Out there in Willits, they don't call them skillets. They call them a frying pan," sang blues player Earl Oliver as he plucked a banjo in an Italian restaurant up north in Mendocino County. And as I struggled over an opening to this article meant to explore the virtues of a Cabrillo College course designed to make Santa Cruz music and theater festivals more accessible to the public, I couldn't help but think of these simple and straightforward lyrics about a small-town diner. Why? Because they're accessible--and there you have it.

Designed to be a preparatory class, "Performance Arts Attendance/Appreciation" will feature lectures and multimedia presentations to prepare students for the Shakespeare Santa Cruz, Cabrillo Stage and Cabrillo Festival of Contemporary Music performances on offer throughout the summer.

"We really have a rich arts community in Santa Cruz with these festivals, and it is surprising what a small portion of our citizens know about them," says course instructor and Cabrillo College professor Phil Collins. Instead of a line-by-line dissection of Shakespeare, Collins prefers to show previous performances on film.
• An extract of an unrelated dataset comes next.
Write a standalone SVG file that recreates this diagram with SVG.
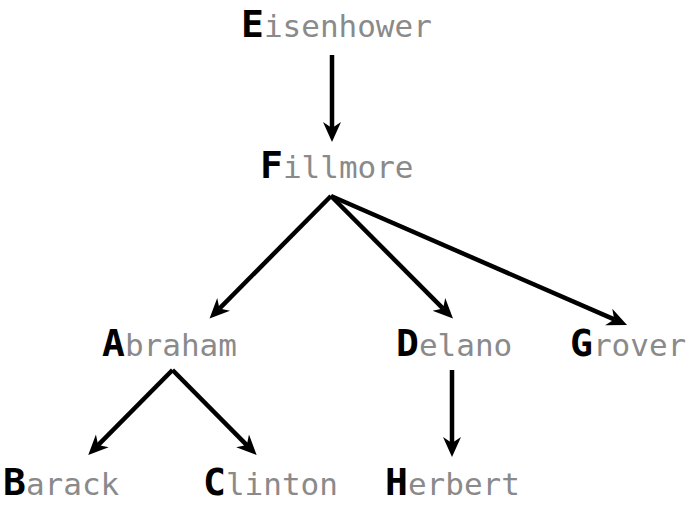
<svg xmlns="http://www.w3.org/2000/svg" width="690" height="510" viewBox="0 0 690 510">
<style>
.lbl{font-family:"DejaVu Sans Mono","Liberation Mono",monospace;font-size:31px;fill:#8a8a8a}
.ini{font-weight:bold;font-size:38px;fill:#000000}
.edge{stroke:#000;stroke-width:4.5;fill:none;marker-end:url(#ah)}
</style>
<defs>
<marker id="ah" markerUnits="userSpaceOnUse" markerWidth="22" markerHeight="20" viewBox="0 -10 22 20" refX="6" refY="0" orient="auto">
<path d="M20,0 L0,-9 L6,0 L0,9 Z" fill="#000"/>
</marker>
</defs>
<rect width="690" height="510" fill="#fff"/>
<g id="connectors">
<line class="edge" x1="332" y1="55" x2="332" y2="128"/>
<line class="edge" x1="331" y1="196" x2="219.4" y2="308.6"/>
<line class="edge" x1="331" y1="196" x2="443.1" y2="308.6"/>
<line class="edge" x1="331" y1="196" x2="614.2" y2="319.4"/>
<line class="edge" x1="172.5" y1="370" x2="98.1" y2="445.1"/>
<line class="edge" x1="172.5" y1="370" x2="246.8" y2="445.1"/>
<line class="edge" x1="452" y1="370" x2="452" y2="443"/>
</g>
<g id="node-E"><text class="lbl" x="241" y="37"><tspan class="ini">E</tspan>isenhower</text></g>
<g id="node-F"><text class="lbl" x="260" y="178"><tspan class="ini">F</tspan>illmore</text></g>
<g id="node-A"><text class="lbl" x="102" y="356"><tspan class="ini">A</tspan>braham</text></g>
<g id="node-D"><text class="lbl" x="396" y="356"><tspan class="ini">D</tspan>elano</text></g>
<g id="node-G"><text class="lbl" x="570" y="356"><tspan class="ini">G</tspan>rover</text></g>
<g id="node-B"><text class="lbl" x="3" y="495"><tspan class="ini">B</tspan>arack</text></g>
<g id="node-C"><text class="lbl" x="203" y="495"><tspan class="ini">C</tspan>linton</text></g>
<g id="node-H"><text class="lbl" x="385" y="495"><tspan class="ini">H</tspan>erbert</text></g>
</svg>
For the Cabrillo Festival of Contemporary Music, which can be intimidating because of its often challenging contemporary classical content, students may listen to the piece in class before hearing it performed live. "I like to talk about each composition's individual aesthetics," says Collins, himself a composer and conductor. "They're like a flower arrangement. Each concert has a dynamic feeling to it. Some are showboating and some are intimate."
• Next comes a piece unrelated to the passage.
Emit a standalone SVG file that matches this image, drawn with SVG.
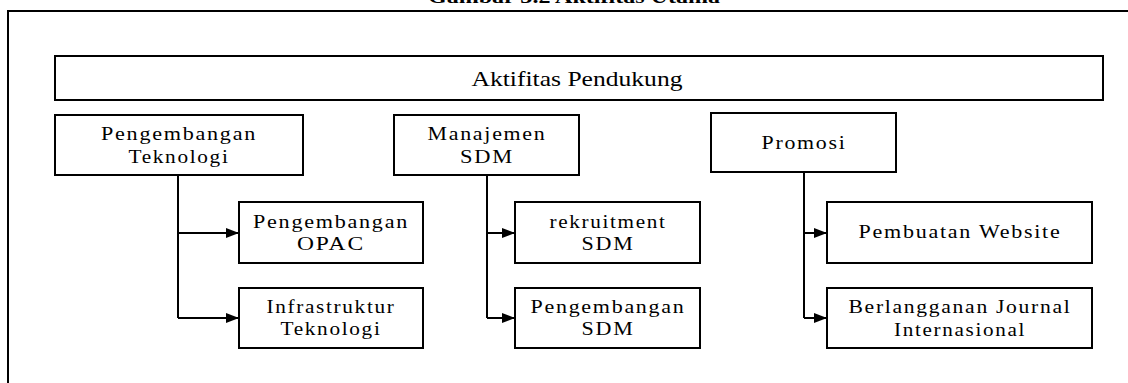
<svg xmlns="http://www.w3.org/2000/svg" width="1128" height="383" viewBox="0 0 1128 383">
<style>
.box{fill:#fff;stroke:#000;stroke-width:2}
.t{font-family:'Liberation Serif','Times New Roman','DejaVu Serif',serif;font-size:19px;letter-spacing:1.5px;fill:#000;text-anchor:middle}
.h{font-family:'Liberation Serif','Times New Roman','DejaVu Serif',serif;fill:#000;text-anchor:middle}
.c{fill:none;stroke:#000;stroke-width:2}
</style>
<defs>
<marker id="ah" markerUnits="userSpaceOnUse" markerWidth="14" markerHeight="11" refX="13" refY="5" orient="auto">
<path d="M0,0 L13,5 L0,10 z" fill="#000"/>
</marker>
</defs>
<rect width="1128" height="383" fill="#fff"/>
<text x="574" y="3" class="h" font-weight="bold" font-size="18" textLength="292" lengthAdjust="spacingAndGlyphs">Gambar 3.2 Aktifitas Utama</text>
<path d="M8,383 L8,11 L1128,11" class="c"/>
<g id="aktifitas-pendukung">
<rect x="55" y="56" width="1048" height="44" class="box"/>
<text x="577" y="86" class="h" font-size="21" textLength="211" lengthAdjust="spacingAndGlyphs">Aktifitas Pendukung</text>
</g>
<g id="connectors">
<path d="M178,175 V318" class="c"/>
<path d="M178,233 H239" class="c" marker-end="url(#ah)"/>
<path d="M178,318 H239" class="c" marker-end="url(#ah)"/>
<path d="M487,175 V318" class="c"/>
<path d="M487,233 H515" class="c" marker-end="url(#ah)"/>
<path d="M487,318 H515" class="c" marker-end="url(#ah)"/>
<path d="M804,172 V318" class="c"/>
<path d="M804,233 H827" class="c" marker-end="url(#ah)"/>
<path d="M804,318 H827" class="c" marker-end="url(#ah)"/>
</g>
<g id="pengembangan-teknologi">
<rect x="55" y="115" width="248" height="60" class="box"/>
<text x="179" y="140" class="t" textLength="156" lengthAdjust="spacingAndGlyphs">Pengembangan</text>
<text x="179" y="163" class="t" textLength="101" lengthAdjust="spacingAndGlyphs">Teknologi</text>
</g>
<g id="manajemen-sdm">
<rect x="394" y="115" width="185" height="60" class="box"/>
<text x="487" y="140" class="t" textLength="119" lengthAdjust="spacingAndGlyphs">Manajemen</text>
<text x="487" y="163" class="t" textLength="54" lengthAdjust="spacingAndGlyphs">SDM</text>
</g>
<g id="promosi">
<rect x="711" y="113" width="185" height="59" class="box"/>
<text x="804" y="149" class="t" textLength="85" lengthAdjust="spacingAndGlyphs">Promosi</text>
</g>
<g id="pengembangan-opac">
<rect x="239" y="202" width="184" height="61" class="box"/>
<text x="331" y="228" class="t" textLength="156" lengthAdjust="spacingAndGlyphs">Pengembangan</text>
<text x="331" y="250" class="t" textLength="68" lengthAdjust="spacingAndGlyphs">OPAC</text>
</g>
<g id="infrastruktur-teknologi">
<rect x="239" y="288" width="184" height="60" class="box"/>
<text x="331" y="313" class="t" textLength="129" lengthAdjust="spacingAndGlyphs">Infrastruktur</text>
<text x="331" y="335" class="t" textLength="101" lengthAdjust="spacingAndGlyphs">Teknologi</text>
</g>
<g id="rekruitment-sdm">
<rect x="515" y="202" width="185" height="61" class="box"/>
<text x="608" y="228" class="t" textLength="117" lengthAdjust="spacingAndGlyphs">rekruitment</text>
<text x="608" y="250" class="t" textLength="53" lengthAdjust="spacingAndGlyphs">SDM</text>
</g>
<g id="pengembangan-sdm">
<rect x="515" y="288" width="185" height="60" class="box"/>
<text x="608" y="313" class="t" textLength="155" lengthAdjust="spacingAndGlyphs">Pengembangan</text>
<text x="608" y="335" class="t" textLength="53" lengthAdjust="spacingAndGlyphs">SDM</text>
</g>
<g id="pembuatan-website">
<rect x="827" y="202" width="265" height="61" class="box"/>
<text x="960" y="238" class="t" textLength="203" lengthAdjust="spacingAndGlyphs">Pembuatan Website</text>
</g>
<g id="berlangganan-journal">
<rect x="827" y="288" width="265" height="60" class="box"/>
<text x="960" y="313" class="t" textLength="223" lengthAdjust="spacingAndGlyphs">Berlangganan Journal</text>
<text x="960" y="336" class="t" textLength="132" lengthAdjust="spacingAndGlyphs">Internasional</text>
</g>
</svg>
Throughout the class, students will be invited to attend all four of the Shakespeare Santa Cruz plays, Forever Plaid and Jesus Christ Superstar at Cabrillo Stage and a concert of their choice through the Cabrillo Music Festival. The class doesn't carry any additional fees beyond the regular course fee. Add this to the series of guest lecturers from the various productions, and summer school never looked so good.

Unfortunately, despite the positive reaction to last year's class, the course is in danger of being canceled due to low enrollment. "Last year we had 17 people. That's near margin; we need about 20," explained Collins, adding that this year about half that figure have signed up. Stressing that newcomers to the arts and veterans alike will find something to take from the class, Collins says he hopes the class gets off the ground.

"This is the way people should see art. A personal interaction and an enjoyable time."

Who knows? Maybe after the class, Shakespeare's Elizabethan English will sound like "skillets from Willits" and contemporary classical will be no more threatening than a banjo in an Italian restaurant.